Para uma perspectiva solidária à de Moreno em relação à ênfase no caráter imaginário dessas intensidades biográficas cf. Link (2007). Para uma perspectiva polêmica, cf. Giordano (2008).
“Com frequência tem se insultado Piglia com a simples marcação de seu ofício: “professor”. Na Argentina, o intelectual, ainda que receba uma herança, continua sendo professor. É o homem da pasta surrada que, nas estradas argentinas, costuma descansar de seu Benjamin ou de seu Jauretche com a cabeça ricocheteando contra a janela do ônibus, rumo à Universidade de Tucumán ou de Rosario, onde dará intermináveis horas de aula antes de voltar a ser de novo tração a sangue em alguma universidade local. Vetusto continuará prestando concursos devido ao sistema. Sem ter se proposto seguir o modelo ascético de um Alfredo Palacios, costuma aceder à casa própria passados os cinquenta anos e a bolsa Guggenheim, mais do que bancar a grande obra nacional, costuma ajudá-lo no pagamento do condomínio ou do plano de saúde. Se trabalha fora do país, vive melhor, mas não trabalha menos e é provável que não lhe sobre tempo para viver melhor” (Moreno, 2013b, 71-72, destaque da autora).

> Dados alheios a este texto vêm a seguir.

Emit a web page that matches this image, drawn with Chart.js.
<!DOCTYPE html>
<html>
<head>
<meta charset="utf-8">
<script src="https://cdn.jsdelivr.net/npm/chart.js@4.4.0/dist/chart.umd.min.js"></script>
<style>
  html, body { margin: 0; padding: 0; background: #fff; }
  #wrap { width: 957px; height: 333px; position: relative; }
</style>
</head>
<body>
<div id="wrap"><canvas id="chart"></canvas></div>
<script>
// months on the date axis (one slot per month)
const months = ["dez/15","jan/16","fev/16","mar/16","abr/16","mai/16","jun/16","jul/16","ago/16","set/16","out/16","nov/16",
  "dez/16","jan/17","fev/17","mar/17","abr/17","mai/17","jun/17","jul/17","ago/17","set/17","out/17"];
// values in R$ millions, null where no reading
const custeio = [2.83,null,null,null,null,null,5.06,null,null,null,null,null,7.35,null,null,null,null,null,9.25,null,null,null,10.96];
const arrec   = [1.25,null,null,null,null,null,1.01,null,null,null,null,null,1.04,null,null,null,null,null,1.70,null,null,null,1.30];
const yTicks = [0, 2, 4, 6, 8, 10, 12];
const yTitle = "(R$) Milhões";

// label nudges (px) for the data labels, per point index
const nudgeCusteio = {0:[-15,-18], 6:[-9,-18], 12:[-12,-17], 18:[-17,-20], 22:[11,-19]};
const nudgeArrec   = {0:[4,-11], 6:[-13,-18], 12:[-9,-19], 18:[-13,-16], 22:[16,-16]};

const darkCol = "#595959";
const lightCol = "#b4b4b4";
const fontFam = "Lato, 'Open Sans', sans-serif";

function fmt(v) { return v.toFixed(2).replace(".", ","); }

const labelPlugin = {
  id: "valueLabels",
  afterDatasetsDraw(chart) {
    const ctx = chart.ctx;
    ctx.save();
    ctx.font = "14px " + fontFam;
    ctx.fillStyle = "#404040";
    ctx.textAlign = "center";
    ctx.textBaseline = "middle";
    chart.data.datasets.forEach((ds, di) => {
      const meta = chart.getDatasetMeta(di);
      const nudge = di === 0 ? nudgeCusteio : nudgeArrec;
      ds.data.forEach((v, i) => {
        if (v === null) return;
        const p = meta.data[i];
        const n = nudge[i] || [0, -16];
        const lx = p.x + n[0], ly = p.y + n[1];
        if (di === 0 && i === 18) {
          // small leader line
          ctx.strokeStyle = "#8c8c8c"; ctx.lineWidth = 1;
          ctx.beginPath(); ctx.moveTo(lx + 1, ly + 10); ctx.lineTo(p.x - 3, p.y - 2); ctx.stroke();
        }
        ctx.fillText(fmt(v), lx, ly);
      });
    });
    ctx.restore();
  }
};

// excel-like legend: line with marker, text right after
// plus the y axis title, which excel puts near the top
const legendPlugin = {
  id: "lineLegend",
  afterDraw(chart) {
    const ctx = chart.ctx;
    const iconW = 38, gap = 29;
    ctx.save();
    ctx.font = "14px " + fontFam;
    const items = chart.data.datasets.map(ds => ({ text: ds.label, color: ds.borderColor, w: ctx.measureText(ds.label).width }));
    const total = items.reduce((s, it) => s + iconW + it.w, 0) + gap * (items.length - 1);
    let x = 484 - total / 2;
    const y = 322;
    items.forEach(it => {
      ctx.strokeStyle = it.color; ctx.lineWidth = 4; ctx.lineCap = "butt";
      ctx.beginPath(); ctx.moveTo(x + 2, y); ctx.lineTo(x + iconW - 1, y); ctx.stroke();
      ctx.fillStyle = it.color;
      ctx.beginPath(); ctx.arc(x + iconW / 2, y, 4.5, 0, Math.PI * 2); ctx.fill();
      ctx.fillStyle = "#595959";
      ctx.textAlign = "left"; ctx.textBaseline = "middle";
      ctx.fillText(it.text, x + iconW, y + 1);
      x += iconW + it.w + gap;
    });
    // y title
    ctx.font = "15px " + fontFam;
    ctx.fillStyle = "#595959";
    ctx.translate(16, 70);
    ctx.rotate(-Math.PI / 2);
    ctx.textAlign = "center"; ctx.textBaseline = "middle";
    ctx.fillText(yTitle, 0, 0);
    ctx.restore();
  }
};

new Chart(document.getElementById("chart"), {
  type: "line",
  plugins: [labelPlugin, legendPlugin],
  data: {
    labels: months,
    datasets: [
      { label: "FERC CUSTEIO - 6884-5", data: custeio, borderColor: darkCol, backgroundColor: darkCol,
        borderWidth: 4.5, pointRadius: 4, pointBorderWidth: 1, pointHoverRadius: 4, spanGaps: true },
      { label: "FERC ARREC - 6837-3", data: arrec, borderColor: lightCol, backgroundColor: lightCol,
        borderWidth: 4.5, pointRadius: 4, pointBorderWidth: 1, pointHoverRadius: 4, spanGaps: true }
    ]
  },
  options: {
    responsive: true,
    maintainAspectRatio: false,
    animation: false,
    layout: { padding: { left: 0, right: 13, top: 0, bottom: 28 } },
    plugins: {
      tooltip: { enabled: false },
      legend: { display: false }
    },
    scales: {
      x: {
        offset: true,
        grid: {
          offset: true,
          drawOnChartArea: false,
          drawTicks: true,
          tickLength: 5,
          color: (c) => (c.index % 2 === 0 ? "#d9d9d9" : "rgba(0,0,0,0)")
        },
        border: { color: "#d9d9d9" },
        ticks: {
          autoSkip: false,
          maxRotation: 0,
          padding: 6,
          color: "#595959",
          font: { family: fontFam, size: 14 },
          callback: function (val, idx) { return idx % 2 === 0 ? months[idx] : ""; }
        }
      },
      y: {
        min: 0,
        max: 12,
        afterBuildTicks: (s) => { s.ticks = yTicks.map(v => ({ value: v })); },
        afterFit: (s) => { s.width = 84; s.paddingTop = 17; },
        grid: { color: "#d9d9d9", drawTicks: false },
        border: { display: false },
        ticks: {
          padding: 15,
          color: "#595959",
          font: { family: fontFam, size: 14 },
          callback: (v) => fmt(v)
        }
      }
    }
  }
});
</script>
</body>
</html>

“Imaginei este livro como um tributo múltiplo e ritual de despedida sem nenhum resquício para a nostalgia – só se tem nostalgia do que não foi vivido. Dividido em três partes que se repetem, cada uma delas responde a uma ordem diferente. A passarela do álcool, à do retrato; Do outro lado da porta vai-vem, à do microensaio; Ronda, à do território” (Moreno, 2016, 407).
Os sete fragmentos intitulados “A passarela do álcool”, que alternam com os das as outras duas partes, evocam pessoas decisivas em termos afetivos, intelectuais e de formação vinculadas, ademais, pelo comum consumo do álcool: Alcides Zubarán (um vizinho de infância e puberdade), os jornalistas e os escritores Norberto Soares, Miguel Briante, Jorge di Paola Levín, Charlie Feiling e o artista plástico Jorge Gumier Maier.